Lezingen van de dag
- Dit evenement is voorbij.
Lezingen van de dag
26 januari, 2022
APOSTEL
Jak 3 : 11-4:6
Lezing uit de brief van de heilige apostel Jakobus,
Broeders, laat soms een bron uit dezelfde opening zoet en bitter water opwellen? Kan soms, mijn broeders, een vijgenboom olijven voortbrengen, of een wijnstok vijgen? Evenmin kan een bron zout én zoet water voortbrengen. Wie is wijs en verstandig onder u? Laat hij uit zijn goede levenswandel zijn werken laten zien, in zachtmoedige wijsheid. Wanneer gij echter bittere afgunst en eigenbelang in uw hart hebt, beroem u dan niet en lieg niet tegen de waarheid. Dat is niet de wijsheid die van boven komt, maar ze is aards, natuurlijk, duivels. Want waar afgunst en eigenbelang is, daar heersen wanorde en allerlei kwade praktijken. Maar de wijsheid die van boven is, is ten eerste rein, vervolgens vreedzaam, welwillend, voor rede vatbaar, vol barmhartigheid en goede vruchten, onpartijdig en ongeveinsd. En de vrucht van de gerechtigheid wordt in vrede gezaaid voor hen die vrede stichten. Vanwaar al die strijd en al die conflicten in uw midden? Vloeien ze hier niet uit voort: uit uw hartstochten, die in alle delen van uw lichaam strijd voeren? Gij verlangt naar iets en krijgt het niet. Gij benijdt anderen en beijvert u om dingen te bemachtigen en kunt ze niet krijgen. Gij maakt ruzie en voert strijd, gij krijgt niet, omdat gij niet bidt. Gij bidt wel, maar ontvangt niet, omdat gij verkeerd bidt, gij wilt alleen uw eigen hartstochten bevredigen. Overspelige mannen en vrouwen, weet gij dan niet dat de vriendschap met de wereld vijandschap tegen God is? Wie een vriend van de wereld wil zijn, wordt als vijand van God aangemerkt. Of denkt gij dat de Schrift tevergeefs zegt: De Geest, Die in ons woont, verlangt Die vurig naar afgunst?

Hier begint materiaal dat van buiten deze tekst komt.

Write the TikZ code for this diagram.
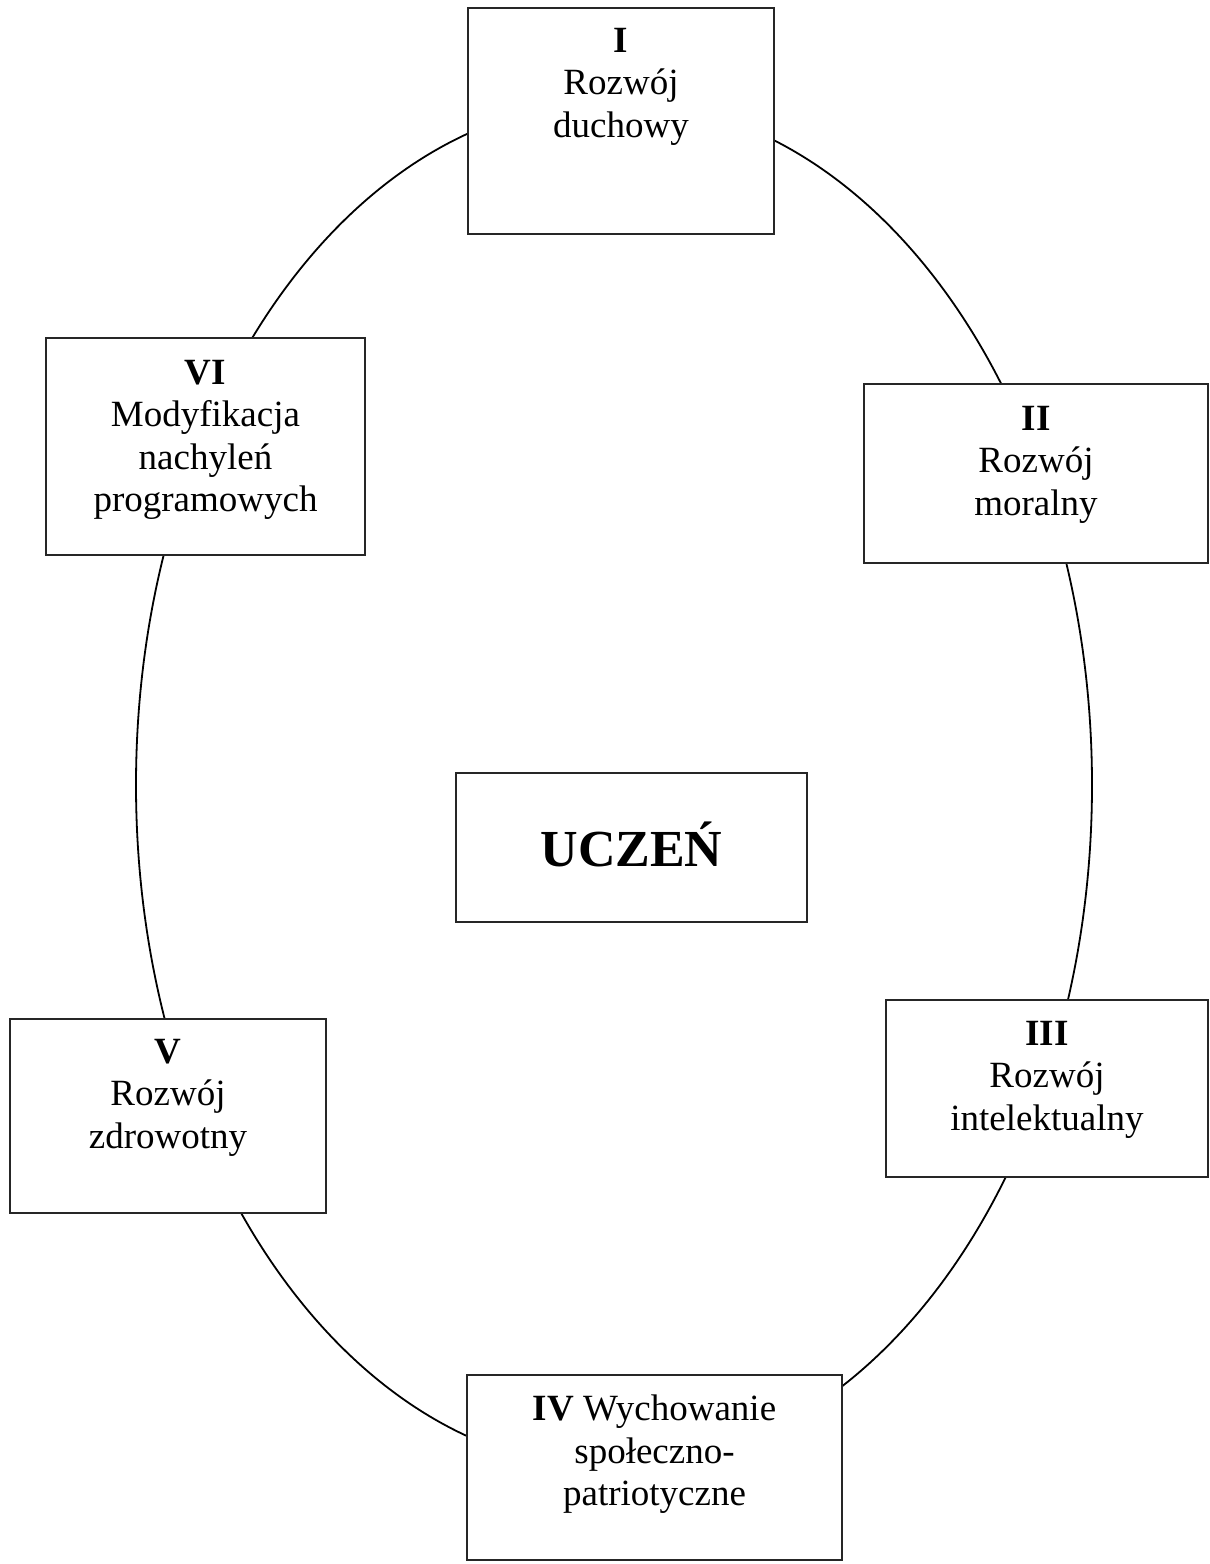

Hij echter geeft des te meer genade. Daarom staat er: God keert Zich tegen de hoogmoedigen, maar aan de nederigen geeft Hij genade.
EVANGELIE
Mk 4 : 35-41
Lezing uit het Heilig Evangelie volgens Markus,
De Heer zei tegen Zijn leerlingen: ‘Laten wij naar de overkant gaan.’ Toen lieten zij de menigte achter en namen Hem, Die al in de boot was, mee en ook andere boten begeleidden Hem. En er stak een hevige stormwind op en de golven sloegen in de boot, zodat die al volliep. Maar Hij lag op een hoofdkussen te slapen op de achtersteven van de boot. Zij wekten Hem en zeiden: ‘Meester, bekommert U Zich er niet om, dat wij vergaan?’ Hij stond op, bestrafte de wind en zei tegen de zee: ‘Zwijg, wees stil!’ En de wind ging liggen en het werd volkomen kalm. Toen zei Hij tegen hen: ‘Waarom zijt gij zo bang? Hebt gij dan geen geloof?’ Zij echter werden zeer bevreesd en zeiden tegen elkaar: ‘Wie is Hij toch, dat zelfs de wind en de zee Hem gehoorzaam zijn?’